# TASK INSTRUCTIONS
Pictures in the data below are not part of the copy; transcribe everything else exactly.

# INFORMATION SUPPLIED

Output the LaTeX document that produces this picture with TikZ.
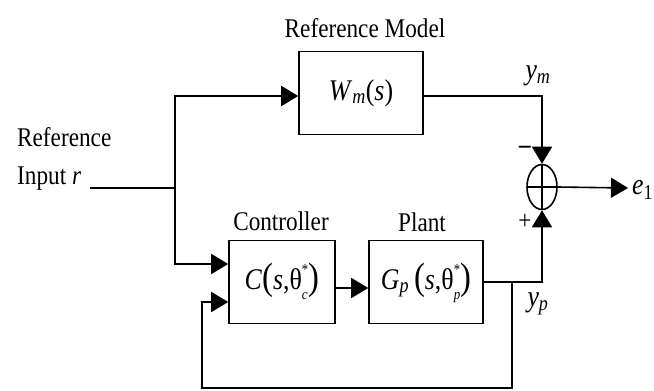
\documentclass[tikz,border=0pt]{standalone}
\usepackage{fontspec}
\setmainfont{Liberation Serif}[FakeStretch=0.86]
\usetikzlibrary{arrows.meta,shapes.geometric}
\newcommand\bigpar[1]{{\fontsize{38}{38}\selectfont #1}}
\newcommand\mathsz{\fontsize{30}{34}\selectfont}
\newcommand\supsub[2]{\raisebox{-10pt}{\renewcommand\arraystretch{0.72}\begin{tabular}[b]{@{}l@{}}\fontsize{15}{12}\selectfont #1\\\fontsize{15}{12}\selectfont\itshape #2\end{tabular}}}
\begin{document}
\begin{tikzpicture}[x=1pt,y=-1pt,
  every node/.style={font=\fontsize{27}{30}\selectfont, inner sep=0pt},
  blockbox/.style={draw, line width=1.6pt, minimum width=#1, minimum height=83pt, font=\mathsz},
  wire/.style={line width=1.6pt},
  arr/.style={wire, -{Triangle[length=17pt,width=20pt]}},
  sumnode/.style={draw, ellipse, line width=1.6pt, minimum width=30pt, minimum height=45pt,
    path picture={\draw[line width=1.4pt] (path picture bounding box.north) -- (path picture bounding box.south)
      (path picture bounding box.west) -- (path picture bounding box.east);}}
]
\useasboundingbox (0,0) rectangle (654,391);

% blocks
\node[blockbox=124pt] (rm) at (361,93) {\textit{W}\textsubscript{\textit{m}}(\textit{s})};
\node[blockbox=106pt] (ctrl) at (282,282) {\textit{C}\bigpar{(}\textit{s},θ\supsub{*}{c}\bigpar{)}};
\node[blockbox=114pt] (plant) at (426,282) {\textit{G}\textsubscript{\textit{p}}\,\bigpar{(}\textit{s},θ\supsub{*}{p}\bigpar{)}};
\node[sumnode] (sum) at (542,187) {};

% labels
\node (rmlab) at (365,28) {Reference Model};
\node (ctrllab) at (281,221) {Controller};
\node (plantlab) at (422,222) {Plant};
\node[anchor=base west] (reftxt) at (17,146) {Reference};
\node[anchor=base west] (inptxt) at (17,184) {Input \textit{r}};
\node[font=\mathsz] (ym) at (538,76) {\textit{y}\textsubscript{\textit{m}}};
\node[font=\mathsz] (yp) at (538,304) {\textit{y}\textsubscript{\textit{p}}};
\node (minus) at (525,150) {\textbf{--}};
\node (plus) at (525,222) {+};
\node[anchor=west, font=\mathsz] (e1) at (632,190) {\textit{e}\textsubscript{1}};

% coordinates
\coordinate (in) at (90,188);
\coordinate (br) at (175,188);
\coordinate (j) at (512,281);
\coordinate (fb) at (202,388);
\coordinate (out) at (628,188);

% connectors
\draw[wire] (in) -- (br);
\draw[arr] (br) |- ([yshift=-3pt]rm.west);
\draw[arr] (br) |- ([yshift=18pt]ctrl.west);
\draw[arr] ([yshift=-6pt]ctrl.east) -- ([yshift=-6pt]plant.east -| plant.west);
\draw[arr] (plant.east) -| (sum.south);
\draw[arr] ([yshift=-3pt]rm.east) -| (sum.north);
\draw[arr] (sum.east) -- (out);
\draw[arr] (j) |- (fb) |- ([yshift=-20pt]ctrl.west);
\end{tikzpicture}
\end{document}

# SOLUTION TO THIS TASK
Output the LaTeX document that produces this picture with TikZ.
\documentclass[tikz,border=0pt]{standalone}
\usepackage{fontspec}
\setmainfont{Liberation Serif}[FakeStretch=0.86]
\usetikzlibrary{arrows.meta,shapes.geometric}
\newcommand\bigpar[1]{{\fontsize{38}{38}\selectfont #1}}
\newcommand\mathsz{\fontsize{30}{34}\selectfont}
\newcommand\supsub[2]{\raisebox{-10pt}{\renewcommand\arraystretch{0.72}\begin{tabular}[b]{@{}l@{}}\fontsize{15}{12}\selectfont #1\\\fontsize{15}{12}\selectfont\itshape #2\end{tabular}}}
\begin{document}
\begin{tikzpicture}[x=1pt,y=-1pt,
  every node/.style={font=\fontsize{27}{30}\selectfont, inner sep=0pt},
  blockbox/.style={draw, line width=1.6pt, minimum width=#1, minimum height=83pt, font=\mathsz},
  wire/.style={line width=1.6pt},
  arr/.style={wire, -{Triangle[length=17pt,width=20pt]}},
  sumnode/.style={draw, ellipse, line width=1.6pt, minimum width=30pt, minimum height=45pt,
    path picture={\draw[line width=1.4pt] (path picture bounding box.north) -- (path picture bounding box.south)
      (path picture bounding box.west) -- (path picture bounding box.east);}}
]
\useasboundingbox (0,0) rectangle (654,391);

% blocks
\node[blockbox=124pt] (rm) at (361,93) {\textit{W}\textsubscript{\textit{m}}(\textit{s})};
\node[blockbox=106pt] (ctrl) at (282,282) {\textit{C}\bigpar{(}\textit{s},θ\supsub{*}{c}\bigpar{)}};
\node[blockbox=114pt] (plant) at (426,282) {\textit{G}\textsubscript{\textit{p}}\,\bigpar{(}\textit{s},θ\supsub{*}{p}\bigpar{)}};
\node[sumnode] (sum) at (542,187) {};

% labels
\node (rmlab) at (365,28) {Reference Model};
\node (ctrllab) at (281,221) {Controller};
\node (plantlab) at (422,222) {Plant};
\node[anchor=base west] (reftxt) at (17,146) {Reference};
\node[anchor=base west] (inptxt) at (17,184) {Input \textit{r}};
\node[font=\mathsz] (ym) at (538,76) {\textit{y}\textsubscript{\textit{m}}};
\node[font=\mathsz] (yp) at (538,304) {\textit{y}\textsubscript{\textit{p}}};
\node (minus) at (525,150) {\textbf{--}};
\node (plus) at (525,222) {+};
\node[anchor=west, font=\mathsz] (e1) at (632,190) {\textit{e}\textsubscript{1}};

% coordinates
\coordinate (in) at (90,188);
\coordinate (br) at (175,188);
\coordinate (j) at (512,281);
\coordinate (fb) at (202,388);
\coordinate (out) at (628,188);

% connectors
\draw[wire] (in) -- (br);
\draw[arr] (br) |- ([yshift=-3pt]rm.west);
\draw[arr] (br) |- ([yshift=18pt]ctrl.west);
\draw[arr] ([yshift=-6pt]ctrl.east) -- ([yshift=-6pt]plant.east -| plant.west);
\draw[arr] (plant.east) -| (sum.south);
\draw[arr] ([yshift=-3pt]rm.east) -| (sum.north);
\draw[arr] (sum.east) -- (out);
\draw[arr] (j) |- (fb) |- ([yshift=-20pt]ctrl.west);
\end{tikzpicture}
\end{document}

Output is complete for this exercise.